# TASK PROMPT
Omit all images. Transcribe the rest of the material below exactly.

# DATA EXTRACT
--- --- ---
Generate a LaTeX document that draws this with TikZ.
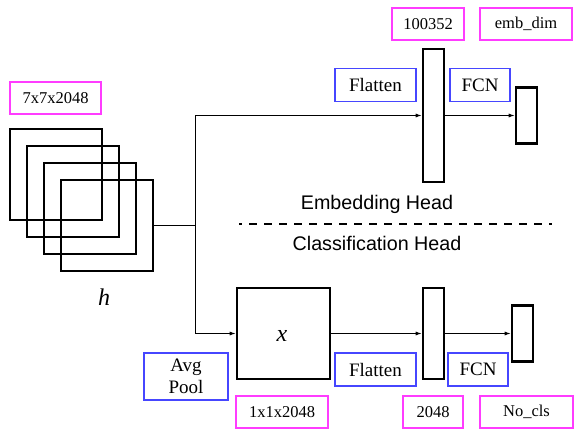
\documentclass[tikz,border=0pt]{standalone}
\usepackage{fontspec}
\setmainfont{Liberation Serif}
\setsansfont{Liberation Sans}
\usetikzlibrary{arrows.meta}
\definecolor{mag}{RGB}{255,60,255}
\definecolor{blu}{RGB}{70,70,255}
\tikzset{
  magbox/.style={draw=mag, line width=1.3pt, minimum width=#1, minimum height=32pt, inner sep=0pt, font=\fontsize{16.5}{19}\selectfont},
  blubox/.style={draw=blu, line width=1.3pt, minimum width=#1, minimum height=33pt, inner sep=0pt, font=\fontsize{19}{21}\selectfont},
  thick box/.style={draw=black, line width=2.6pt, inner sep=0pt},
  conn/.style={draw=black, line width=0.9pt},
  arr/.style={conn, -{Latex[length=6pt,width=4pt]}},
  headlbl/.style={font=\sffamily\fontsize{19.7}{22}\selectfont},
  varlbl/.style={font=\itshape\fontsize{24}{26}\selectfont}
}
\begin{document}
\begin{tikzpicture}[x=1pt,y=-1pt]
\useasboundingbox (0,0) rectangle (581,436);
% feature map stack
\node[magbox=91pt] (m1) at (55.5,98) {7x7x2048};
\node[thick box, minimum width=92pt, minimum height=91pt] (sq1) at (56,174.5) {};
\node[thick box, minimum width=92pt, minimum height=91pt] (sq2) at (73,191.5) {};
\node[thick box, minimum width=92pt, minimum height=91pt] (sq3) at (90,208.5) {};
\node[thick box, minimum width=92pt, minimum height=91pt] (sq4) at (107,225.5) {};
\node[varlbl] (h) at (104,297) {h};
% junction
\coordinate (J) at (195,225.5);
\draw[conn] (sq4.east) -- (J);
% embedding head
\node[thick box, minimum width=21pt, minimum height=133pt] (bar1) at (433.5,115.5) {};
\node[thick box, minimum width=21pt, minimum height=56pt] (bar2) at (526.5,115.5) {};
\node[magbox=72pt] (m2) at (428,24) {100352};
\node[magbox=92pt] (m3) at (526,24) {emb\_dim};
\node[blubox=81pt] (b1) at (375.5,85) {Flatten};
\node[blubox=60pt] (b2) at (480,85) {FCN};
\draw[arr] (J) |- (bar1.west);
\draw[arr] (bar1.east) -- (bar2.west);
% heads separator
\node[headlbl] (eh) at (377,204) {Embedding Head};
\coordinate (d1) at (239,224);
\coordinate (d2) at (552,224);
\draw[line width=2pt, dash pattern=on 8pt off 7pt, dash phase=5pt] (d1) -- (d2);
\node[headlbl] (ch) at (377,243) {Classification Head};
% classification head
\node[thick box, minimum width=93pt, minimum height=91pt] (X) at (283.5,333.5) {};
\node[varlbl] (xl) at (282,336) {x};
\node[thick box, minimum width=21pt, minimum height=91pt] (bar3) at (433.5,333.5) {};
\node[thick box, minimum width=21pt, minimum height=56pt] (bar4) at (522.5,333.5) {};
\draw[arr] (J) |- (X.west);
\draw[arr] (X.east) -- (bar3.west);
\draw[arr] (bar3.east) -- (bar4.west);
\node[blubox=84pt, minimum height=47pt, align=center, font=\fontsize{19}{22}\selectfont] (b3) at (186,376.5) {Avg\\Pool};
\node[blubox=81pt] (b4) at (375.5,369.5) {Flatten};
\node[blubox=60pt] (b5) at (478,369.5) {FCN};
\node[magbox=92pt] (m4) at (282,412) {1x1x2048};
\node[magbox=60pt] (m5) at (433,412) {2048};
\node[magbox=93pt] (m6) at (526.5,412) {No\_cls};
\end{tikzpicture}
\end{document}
--- --- ---
# EXPECTED OUTPUT
Generate a LaTeX document that draws this with TikZ.
\documentclass[tikz,border=0pt]{standalone}
\usepackage{fontspec}
\setmainfont{Liberation Serif}
\setsansfont{Liberation Sans}
\usetikzlibrary{arrows.meta}
\definecolor{mag}{RGB}{255,60,255}
\definecolor{blu}{RGB}{70,70,255}
\tikzset{
  magbox/.style={draw=mag, line width=1.3pt, minimum width=#1, minimum height=32pt, inner sep=0pt, font=\fontsize{16.5}{19}\selectfont},
  blubox/.style={draw=blu, line width=1.3pt, minimum width=#1, minimum height=33pt, inner sep=0pt, font=\fontsize{19}{21}\selectfont},
  thick box/.style={draw=black, line width=2.6pt, inner sep=0pt},
  conn/.style={draw=black, line width=0.9pt},
  arr/.style={conn, -{Latex[length=6pt,width=4pt]}},
  headlbl/.style={font=\sffamily\fontsize{19.7}{22}\selectfont},
  varlbl/.style={font=\itshape\fontsize{24}{26}\selectfont}
}
\begin{document}
\begin{tikzpicture}[x=1pt,y=-1pt]
\useasboundingbox (0,0) rectangle (581,436);
% feature map stack
\node[magbox=91pt] (m1) at (55.5,98) {7x7x2048};
\node[thick box, minimum width=92pt, minimum height=91pt] (sq1) at (56,174.5) {};
\node[thick box, minimum width=92pt, minimum height=91pt] (sq2) at (73,191.5) {};
\node[thick box, minimum width=92pt, minimum height=91pt] (sq3) at (90,208.5) {};
\node[thick box, minimum width=92pt, minimum height=91pt] (sq4) at (107,225.5) {};
\node[varlbl] (h) at (104,297) {h};
% junction
\coordinate (J) at (195,225.5);
\draw[conn] (sq4.east) -- (J);
% embedding head
\node[thick box, minimum width=21pt, minimum height=133pt] (bar1) at (433.5,115.5) {};
\node[thick box, minimum width=21pt, minimum height=56pt] (bar2) at (526.5,115.5) {};
\node[magbox=72pt] (m2) at (428,24) {100352};
\node[magbox=92pt] (m3) at (526,24) {emb\_dim};
\node[blubox=81pt] (b1) at (375.5,85) {Flatten};
\node[blubox=60pt] (b2) at (480,85) {FCN};
\draw[arr] (J) |- (bar1.west);
\draw[arr] (bar1.east) -- (bar2.west);
% heads separator
\node[headlbl] (eh) at (377,204) {Embedding Head};
\coordinate (d1) at (239,224);
\coordinate (d2) at (552,224);
\draw[line width=2pt, dash pattern=on 8pt off 7pt, dash phase=5pt] (d1) -- (d2);
\node[headlbl] (ch) at (377,243) {Classification Head};
% classification head
\node[thick box, minimum width=93pt, minimum height=91pt] (X) at (283.5,333.5) {};
\node[varlbl] (xl) at (282,336) {x};
\node[thick box, minimum width=21pt, minimum height=91pt] (bar3) at (433.5,333.5) {};
\node[thick box, minimum width=21pt, minimum height=56pt] (bar4) at (522.5,333.5) {};
\draw[arr] (J) |- (X.west);
\draw[arr] (X.east) -- (bar3.west);
\draw[arr] (bar3.east) -- (bar4.west);
\node[blubox=84pt, minimum height=47pt, align=center, font=\fontsize{19}{22}\selectfont] (b3) at (186,376.5) {Avg\\Pool};
\node[blubox=81pt] (b4) at (375.5,369.5) {Flatten};
\node[blubox=60pt] (b5) at (478,369.5) {FCN};
\node[magbox=92pt] (m4) at (282,412) {1x1x2048};
\node[magbox=60pt] (m5) at (433,412) {2048};
\node[magbox=93pt] (m6) at (526.5,412) {No\_cls};
\end{tikzpicture}
\end{document}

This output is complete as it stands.